Marc spent much of the first 1.5 days of Dreamforce emphasizing the importance of “multi-stakeholder dialogue.” His commitment to building partnerships between business and society to improve the world was clearly formalized by his participation in the WEF’s Young Global Leaders program, where he met a major life influencer in Klaus Schwab.

Klaus emphasized the importance of face-to-face meetings, but also the need for sustained digital interactions to keep further understanding. On the other hand, Hillary shared examples of how technology puts a higher premium on face-to-face meetings. So you could say that Salesforce technologies contribute to both the problem and the solution.

While most are versed in the Clinton Foundation‘s dedication to global health, opportunities for women and girls, and the effects of climate change, it was Hillary who complimented Marc and Salesforce.com as a role model for “doing good, while doing well.”

I have to admit not knowing much about Salesforce’s corporate mission prior to this week.
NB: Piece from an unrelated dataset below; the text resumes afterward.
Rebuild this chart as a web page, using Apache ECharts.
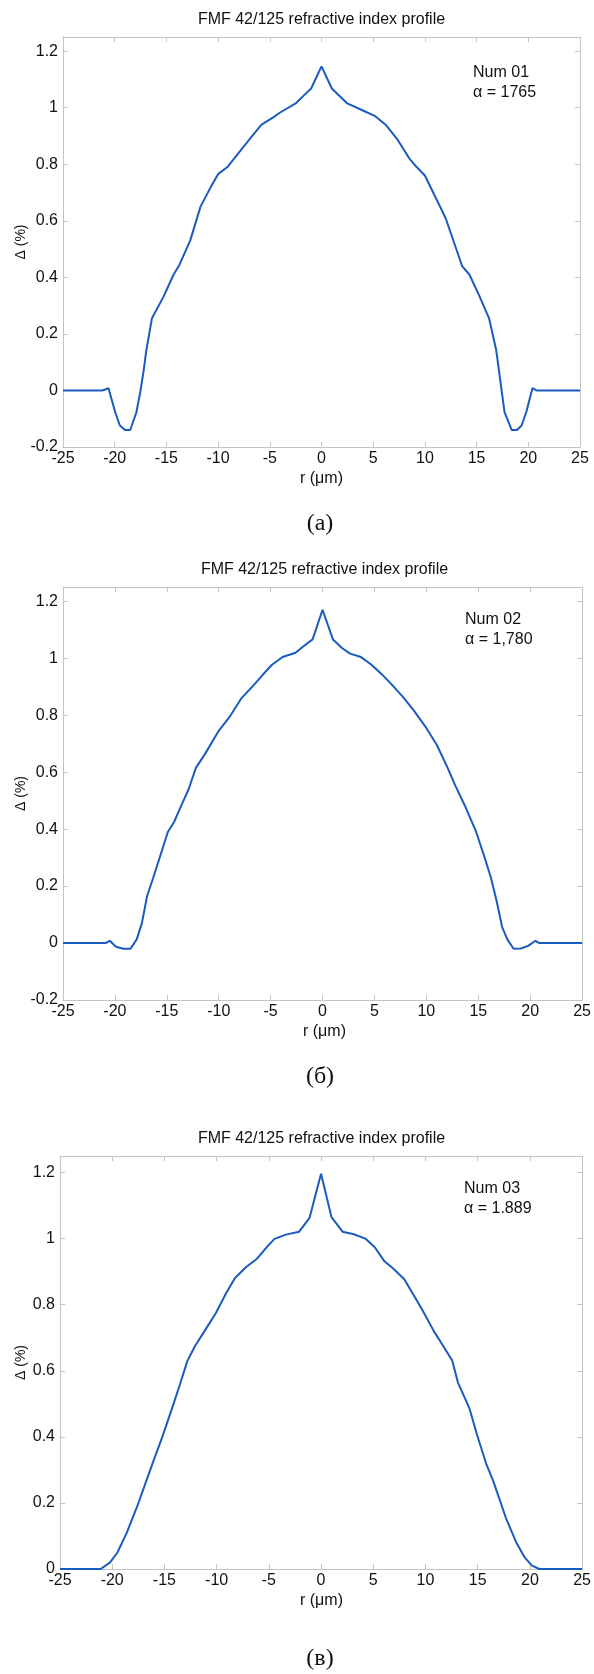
<!DOCTYPE html>
<html>
<head>
<meta charset="utf-8">
<script src="https://cdn.jsdelivr.net/npm/echarts@6/dist/echarts.min.js"></script>
<style>
  html, body { margin: 0; padding: 0; background: #fff; }
  #chart { width: 594px; height: 1674px; }
</style>
</head>
<body>
<div id="chart"></div>
<script>
// profile Num 01
const rA = [-25, -21.2, -20.6, -19.95, -19.5, -19.0, -18.5, -17.9, -17.5, -17.2,
  -16.95, -16.4, -15.3, -14.3, -13.8, -12.7, -11.7, -10.7, -10.0, -9.1,
  -7.8, -6.7, -5.8, -4.7, -4.0, -2.5, -1.6, -1.0, 0, 1.0,
  2.5, 4.0, 5.2, 6.2, 7.3, 8.5, 9.2, 10.0, 10.8, 12.0,
  13.6, 14.3, 15.2, 16.2, 16.9, 17.7, 18.4, 18.9, 19.35, 19.8,
  20.4, 20.8, 25]
const dA = [0, 0, 0.008, -0.077, -0.124, -0.14, -0.14, -0.077, 0, 0.07,
  0.14, 0.255, 0.33, 0.41, 0.44, 0.53, 0.65, 0.72, 0.765, 0.79,
  0.85, 0.90, 0.94, 0.965, 0.983, 1.015, 1.047, 1.068, 1.146, 1.068,
  1.015, 0.99, 0.97, 0.94, 0.89, 0.82, 0.79, 0.76, 0.70, 0.61,
  0.44, 0.41, 0.34, 0.256, 0.142, -0.077, -0.14, -0.14, -0.124, -0.077,
  0.008, 0, 0]

// profile Num 02
const rB = [-25, -20.9, -20.5, -19.9, -19.2, -18.5, -17.9, -17.4, -16.9, -16.3,
  -15.6, -14.9, -14.3, -13.6, -12.9, -12.2, -11.3, -10.0, -8.9, -7.8,
  -6.7, -5.8, -4.9, -3.85, -2.6, -1.9, -0.96, 0, 1.0, 1.9,
  2.65, 3.7, 4.65, 5.7, 6.6, 7.7, 8.8, 9.9, 11.0, 12.05,
  12.8, 13.7, 14.8, 15.7, 16.2, 16.75, 17.3, 17.8, 18.4, 19.1,
  19.8, 20.5, 20.9, 25]
const dB = [0, 0, 0.008, -0.013, -0.02, -0.02, 0.013, 0.07, 0.165, 0.23,
  0.31, 0.39, 0.425, 0.483, 0.54, 0.615, 0.665, 0.745, 0.797, 0.86,
  0.903, 0.94, 0.976, 1.004, 1.019, 1.04, 1.066, 1.17, 1.066, 1.035,
  1.016, 1.004, 0.979, 0.944, 0.91, 0.866, 0.816, 0.76, 0.696, 0.615,
  0.552, 0.483, 0.39, 0.29, 0.232, 0.15, 0.056, 0.013, -0.02, -0.019,
  -0.01, 0.008, 0, 0]

// profile Num 03
const rC = [-25, -21.1, -20.2, -19.5, -18.6, -17.6, -16.7, -15.9, -15.2, -14.8,
  -14.2, -13.5, -12.8, -12.07, -11.16, -10.07, -9.17, -8.26, -7.17, -6.1,
  -5.2, -4.46, -3.37, -2.1, -1.1, 0, 1.0, 2.06, 3.15, 4.24,
  5.15, 6.05, 6.96, 7.97, 8.95, 9.86, 10.8, 11.7, 12.57, 13.1,
  14.2, 14.9, 15.8, 16.5, 17.7, 18.7, 19.5, 20.2, 20.9, 25]
const dC = [0, 0, 0.02, 0.05, 0.11, 0.19, 0.27, 0.34, 0.40, 0.437,
  0.493, 0.56, 0.63, 0.675, 0.72, 0.775, 0.83, 0.88, 0.914, 0.94,
  0.974, 0.999, 1.012, 1.021, 1.063, 1.196, 1.065, 1.021, 1.013, 1.0,
  0.974, 0.932, 0.908, 0.877, 0.825, 0.775, 0.72, 0.675, 0.63, 0.565,
  0.487, 0.41, 0.32, 0.265, 0.155, 0.08, 0.035, 0.01, 0, 0]

const titles = ['FMF 42/125 refractive index profile', 'FMF 42/125 refractive index profile', 'FMF 42/125 refractive index profile']
const numLabels = ['Num 01', 'Num 02', 'Num 03']
const alphaLabels = ['\u03b1 = 1765', '\u03b1 = 1,780', '\u03b1 = 1.889']
const captions = ['(a)', '(\u0431)', '(\u0432)']
const yMins = [-0.2, -0.2, 0]
const yMax = 1.25

const profiles = [[rA, dA], [rB, dB], [rC, dC]]

const grids = [
  { left: 63, top: 37, width: 517, height: 410 },
  { left: 63, top: 587, width: 523, height: 413 },
  { left: 60, top: 1156, width: 523, height: 413 },
]
const annPos = [[473, 73], [465, 620], [464, 1189]]
const capY = [524, 1077, 1659]

const FONT = "'Liberation Sans', Arial, sans-serif"
const AXIS_COLOR = '#c4c4c4'
const LINE_COLOR = '#1a5bbf'

const chart = echarts.init(document.getElementById('chart'))

const xAxes = []
const yAxes = []
const series = []
const graphic = []

grids.forEach((g, i) => {
  const line = { show: true, onZero: false, lineStyle: { color: AXIS_COLOR, width: 1 } }
  const tick = { show: true, inside: true, length: 5, lineStyle: { color: AXIS_COLOR } }
  xAxes.push({
    gridIndex: i, type: 'value', position: 'bottom',
    min: -25, max: 25, interval: 5,
    axisLine: line, axisTick: tick, splitLine: { show: false },
    axisLabel: { color: '#111', fontSize: 16, fontFamily: FONT, margin: 4 },
  })
  xAxes.push({
    gridIndex: i, type: 'value', position: 'top',
    min: -25, max: 25, interval: 5,
    axisLine: line, axisTick: tick, splitLine: { show: false },
    axisLabel: { show: false },
  })
  const yLab = {
    color: '#111', fontSize: 16, fontFamily: FONT, margin: 5,
    showMaxLabel: false,
    formatter: (v) => (Math.abs(v * 5 - Math.round(v * 5)) < 1e-6 ? String(Math.round(v * 10) / 10) : ''),
  }
  yAxes.push({
    gridIndex: i, type: 'value', position: 'left',
    min: yMins[i], max: yMax, interval: 0.2,
    axisLine: line, axisTick: tick, splitLine: { show: false },
    axisLabel: yLab,
  })
  yAxes.push({
    gridIndex: i, type: 'value', position: 'right',
    min: yMins[i], max: yMax, interval: 0.2,
    axisLine: line, axisTick: tick, splitLine: { show: false },
    axisLabel: { show: false },
  })

  const [r, d] = profiles[i]
  series.push({
    type: 'line',
    xAxisIndex: 2 * i,
    yAxisIndex: 2 * i,
    data: r.map((x, k) => [x, d[k]]),
    showSymbol: false,
    smooth: false,
    lineStyle: { color: LINE_COLOR, width: 2 },
    silent: true,
    animation: false,
  })

  const cx = g.left + g.width / 2
  const cy = g.top + g.height / 2
  const bottom = g.top + g.height
  const txt = (x, y, text, extra) => ({
    type: 'text', x, y, silent: true,
    style: Object.assign({ text, fill: '#111', font: '16px ' + FONT, textAlign: 'center', textVerticalAlign: 'middle' }, extra || {}),
  })
  graphic.push(txt(cx, g.top - 17, titles[i], { font: '16px ' + FONT }))
  graphic.push(txt(cx, bottom + 32, 'r (\u03bcm)'))
  graphic.push(Object.assign(txt(21, cy, '\u0394 (%)', { font: '14px ' + FONT }), { rotation: Math.PI / 2 }))
  graphic.push(txt(annPos[i][0], annPos[i][1], numLabels[i], { textAlign: 'left' }))
  graphic.push(txt(annPos[i][0], annPos[i][1] + 20, alphaLabels[i], { textAlign: 'left' }))
  graphic.push(txt(320, capY[i], captions[i], { font: '24px "Liberation Serif", "Times New Roman", serif' }))
})

chart.setOption({
  backgroundColor: '#fff',
  animation: false,
  grid: grids,
  xAxis: xAxes,
  yAxis: yAxes,
  series,
  graphic,
})
</script>
</body>
</html>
Hearing the name Salesforce, my mind would always revert back to 1999 when they were constantly advertising on local radio for salespeople (and I would think “who does that in San Francisco in the midst of a tech boom?”)

Marc Benioff, that’s who. Quite successfully. So much so that a year after founding, Marc established the Salesforce.com Foundation based on a simple idea—leverage 1% of the company’s product, equity and time to improve communities around the world.

After 14 years, they are proud to share their results: 23,000 higher education and non-profit customers, over $68 million in grants, and more than 680,000 volunteer hours from employees.

It’s so simple. It’s so inspiring. It’s an incredible example of integrated philanthropy that I hope other organizations large and small will follow.

So ironically, it was a technology conference that showed me what a true multi-stakeholder dialogue looks like.